Intanto noi soddisfiamo tutte le richieste, a parte quelle che non fanno stare a galla una barca. Diciamo che quello che mi ha dato tante volte dei problemi è stat realizzare la barca sui gusti dell’armatore accompagnato dall’amante e poi doversela vedere con la moglie che regolarmente faceva cambiare tutto. Poi l’armatore faceva la commedia con la consorte e non ci pagava la modifica…

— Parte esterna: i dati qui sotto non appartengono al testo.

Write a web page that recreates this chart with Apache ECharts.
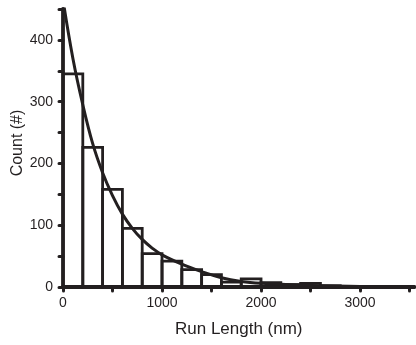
<!DOCTYPE html>
<html><head><meta charset="utf-8">
<script src="https://cdn.jsdelivr.net/npm/echarts@6/dist/echarts.min.js"></script>
<style>html,body{margin:0;padding:0;background:#fff}#c{width:416px;height:345px}</style>
</head><body><div id="c"></div>
<script>
// Histogram bins (nm) and counts
const binWidth = 200;
const binStarts = [0,200,400,600,800,1000,1200,1400,1600,1800,2000,2200,2400,2600,2800,3000,3200];
const counts    = [345,226,158,95,54,42,28,20,8,13,7,4,6,2,1,1,1];
// Fitted decay curve
const curveX = [0,100,200,300,400,500,600,700,800,900,1000,1200,1400,1600,1800,2000,2400,3000,3550];
const curveY = [465,370,295,232,185,148,118,95,77,63,52,37,25,15,9,6,3,1,0];
// Axis ticks / labels
const yTicks = [0,50,100,150,200,250,300,350,400,450];
const yLabels = [0,100,200,300,400];
const xTicks = [0,500,1000,1500,2000,2500,3000,3500];
const xLabels = [0,1000,2000,3000];

const ink = '#231f20';
const font = '"Liberation Sans", Arial, sans-serif';
const plain = v => String(v);
const chart = echarts.init(document.getElementById('c'), null, {renderer:'canvas'});
chart.setOption({
  animation:false,
  backgroundColor:'#fff',
  grid:{left:63, top:9, width:351.5, height:278},
  xAxis:{
    type:'value', min:0, max:3550,
    splitLine:{show:false},
    axisLine:{show:true, lineStyle:{color:ink, width:3.8}},
    axisTick:{show:true, customValues:xTicks, length:4, lineStyle:{color:ink, width:3, cap:'round'}},
    axisLabel:{customValues:xLabels, formatter:plain, color:ink, fontFamily:font, fontSize:14, margin:9},
    name:'Run Length (nm)', nameLocation:'middle', nameGap:34,
    nameTextStyle:{color:ink, fontFamily:font, fontSize:17}
  },
  yAxis:{
    type:'value', min:0, max:450,
    splitLine:{show:false},
    axisLine:{show:true, lineStyle:{color:ink, width:3.8}},
    axisTick:{show:true, customValues:yTicks, length:4, lineStyle:{color:ink, width:3, cap:'round'}},
    axisLabel:{customValues:yLabels, formatter:plain, color:ink, fontFamily:font, fontSize:14, margin:10}
  },
  graphic:[{type:'text', x:18, y:143, rotation:Math.PI/2,
    style:{text:'Count (#)', font:'16px "Liberation Sans", Arial, sans-serif', fill:ink, align:'center', verticalAlign:'middle'}}],
  series:[
    {
      type:'custom',
      data: binStarts.map((s,i)=>[s, counts[i]]),
      encode:{x:0, y:1},
      clip:true,
      renderItem:function(params, api){
        const s = api.value(0), c = api.value(1);
        const p0 = api.coord([s, c]);
        const p1 = api.coord([s + binWidth, 0]);
        return {type:'rect', shape:{x:p0[0], y:p0[1], width:p1[0]-p0[0], height:p1[1]-p0[1]},
          style:{fill:'none', stroke:ink, lineWidth:2.8}};
      },
      z:2
    },
    {
      type:'line',
      data: curveX.map((x,i)=>[x, curveY[i]]),
      showSymbol:false, smooth:0.4, clip:true,
      lineStyle:{color:ink, width:3},
      z:3
    }
  ]
});
</script></body></html>
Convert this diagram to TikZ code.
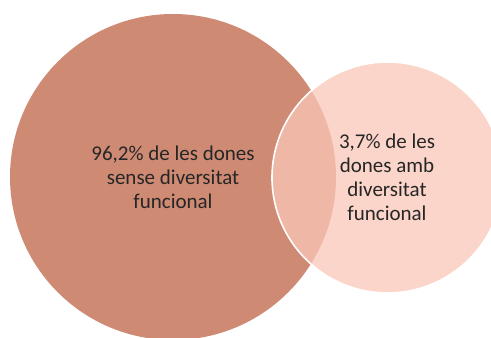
\documentclass[tikz,border=0pt]{standalone}
\usepackage{fontspec}
\setmainfont{Carlito}
\definecolor{bigc}{RGB}{207,138,116}
\definecolor{smallc}{RGB}{250,199,184}
\definecolor{txt}{RGB}{38,38,38}
\begin{document}
\begin{tikzpicture}[x=1pt,y=1pt,
  lbl/.style={align=center,text=txt,font=\fontsize{21}{24}\selectfont,inner sep=0pt}]
\useasboundingbox (0,0) rectangle (491,338);
\clip (0,0) rectangle (491,338);
\fill[white] (0,0) rectangle (491,338);
\fill[bigc] (173,161) circle[radius=163];
\filldraw[fill=smallc,fill opacity=0.75,draw=white,line width=1.6pt] (387.5,160.5) circle[radius=115.5];
\node[lbl] (big) at (173,161) {96,2\% de les dones\\sense diversitat\\funcional};
\node[lbl] (small) at (387,160.5) {3,7\% de les\\dones amb\\diversitat\\funcional};
\end{tikzpicture}
\end{document}
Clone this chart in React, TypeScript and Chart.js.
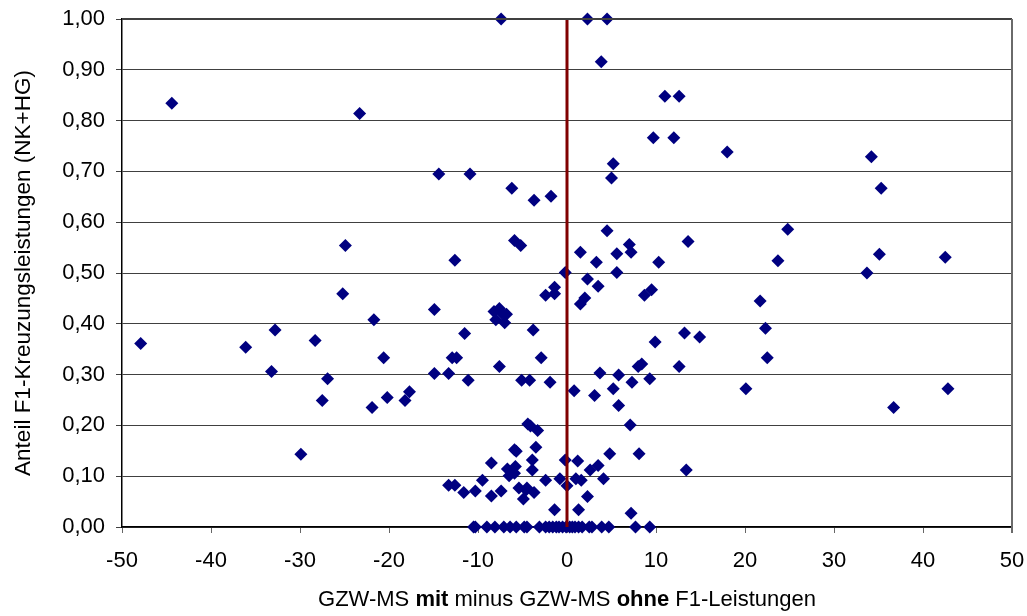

E un aneddoto particolare?
Ce n’è uno legato a una nostra barca di proprietà della Marina Militare, la Stella Polare. La Marina volle delle garanzie pesanti su quella barca, voleva uno scafo per girare il mondo ma anche per fare regate tra navi scuola, per cui molto performante, tanto che credo che in fase di progettazione fossero state fatte anche prove in vasca. Comunque, a fine Anni ’60 primi Anni ’70, la Stella Polare era in navigazione nella Manica insieme alla barca dell’allora primo ministro britannico Edward Heath, la Morning Cloud, uno Stephens come la Stella Polare. A un certo punto i due scafi presero una sventolata piuttosto pesante che fece affondare la Morning Cloud, mentre la Stella Polare se la cavò senza troppi patemi. Il comandante e l’equipaggio della barca della Marina videro tutta la dinamica del naufragio, con la barca inglese finita sugli scogli, per fortuna senza vittime. Ebbene, ricordo la telefonata fatta in cantiere dal comandante della Stella Polare, un napoletano, che raccontò l’avventura a mio zio e gli disse: “Invece che portare un cero a San Gennaro porteremo una bella cassa di vino a Sangermani, perché ci avete salvato la vita“. Era una barca davvero tosta, non a caso a quell’epoca lo studio Sparkman & Stephens disegnava le barche che vincevano tutto, a partire dalla Coppa America.